Em 133 anos, o processo envolveu episódios como a proclamação de 15 de novembro de 1889. Passou nos anos 1940 e 1950 por lutas nacionalistas sobre riquezas nacionais. Dividiu a classe na Guerra Fria, sob o fantasma do comunismo. Entrou no século 21 alinhado ao bolsonarismo, defendendo conspirações, como a rejeição ao voto eletrônico.

O Clube Militar esteve na origem do movimento que teve seu desfecho na marcha suicida de Siqueira Campos e seus companheiros por Copacabana em 6 de julho de 1922. A crise teve o presidente da entidade, Hermes da Fonseca, como pivô, e jovens militares como principais agentes. Hermes seria preso, e o clube, fechado por seis meses.

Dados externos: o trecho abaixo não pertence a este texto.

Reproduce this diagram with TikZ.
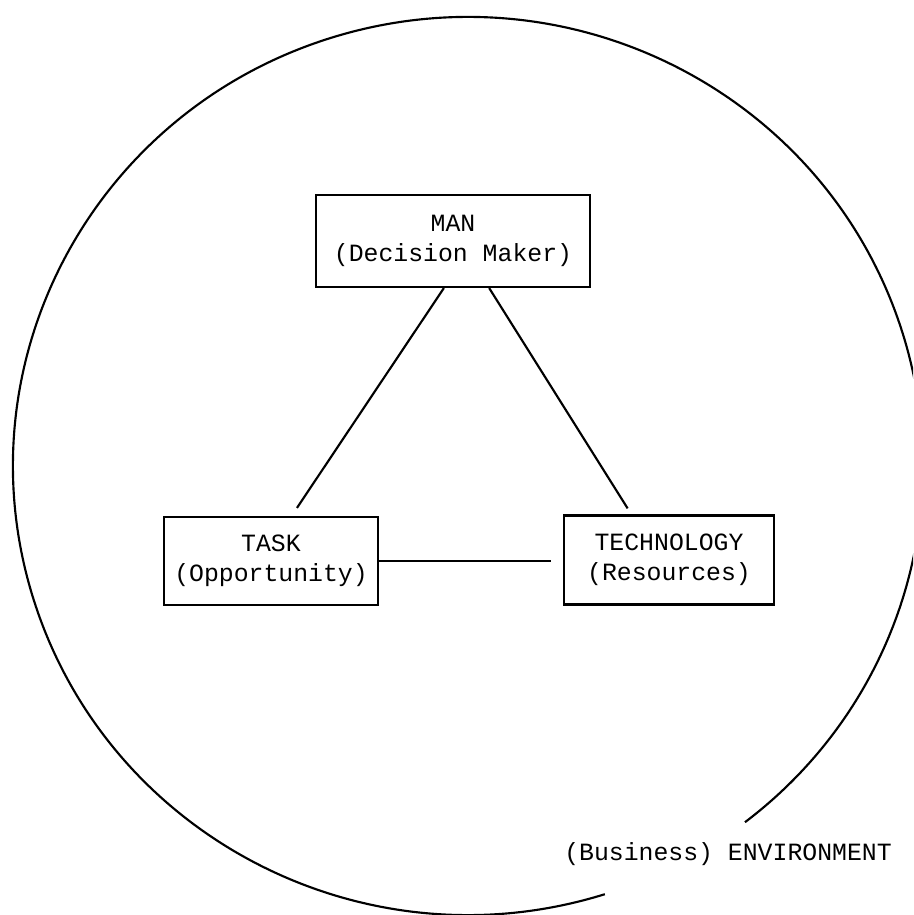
\documentclass[tikz,border=0pt]{standalone}
\usepackage{fontspec}
\setmonofont{Liberation Mono}
\usetikzlibrary{calc}

\begin{document}
\begin{tikzpicture}[x=0.375pt, y=-0.375pt,
	txt/.style={font=\ttfamily\fontsize{9.3}{11.25}\selectfont},
	box/.style={txt, draw, thick, align=center, inner sep=0pt}]

	\useasboundingbox (0,0) rectangle (913,915);

	%environment
	\begin{scope}
		\clip (0,0) rectangle (913,915);
		\draw[thick] (468,466) ++(72.5:455 and 449) arc[start angle=72.5, end angle=412.5, x radius=455, y radius=449];
	\end{scope}
	\node[txt, anchor=base] (env) at (728,860) {(Business) ENVIRONMENT};

	%boxes
	\node[box, minimum width=102.75pt, minimum height=34.5pt] (man) at (453,241) {MAN\\(Decision Maker)};
	\node[box, minimum width=80.25pt, minimum height=33pt] (task) at (271,561) {TASK\\(Opportunity)};
	\node[box, minimum width=78.75pt, minimum height=33.4pt] (tech) at (669,560) {TECHNOLOGY\\(Resources)};

	%links
	\coordinate (m1) at ($(man.south west)!0.467!(man.south east)$);
	\coordinate (m2) at ($(man.south west)!0.631!(man.south east)$);
	\coordinate (t1) at ($(task.north west)!0.62!(task.north east) + (0,-8)$);
	\coordinate (t2) at ($(tech.north west)!0.305!(tech.north east) + (0,-6)$);

	\draw[thick] (m1) -- (t1);
	\draw[thick] (m2) -- (t2);
	\draw[thick, shorten >=4.5pt] (task.east) -- (task.east -| tech.west);

\end{tikzpicture}
\end{document}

A partir do fim dos anos 1940, o clube se dividiu entre nacionalistas e conservadores. Após o golpe de 1964, deixou a política e se transformou em entidade recreativa. Mais de 50 anos depois, ele soltou, em 2021, nota defendendo o “voto impresso auditável”. A defesa da tese de Jair Bolsonaro é um sinal do alinhamento ao ex-capitão. A importância política do clube entre oficiais da ativa, contudo, é reduzida.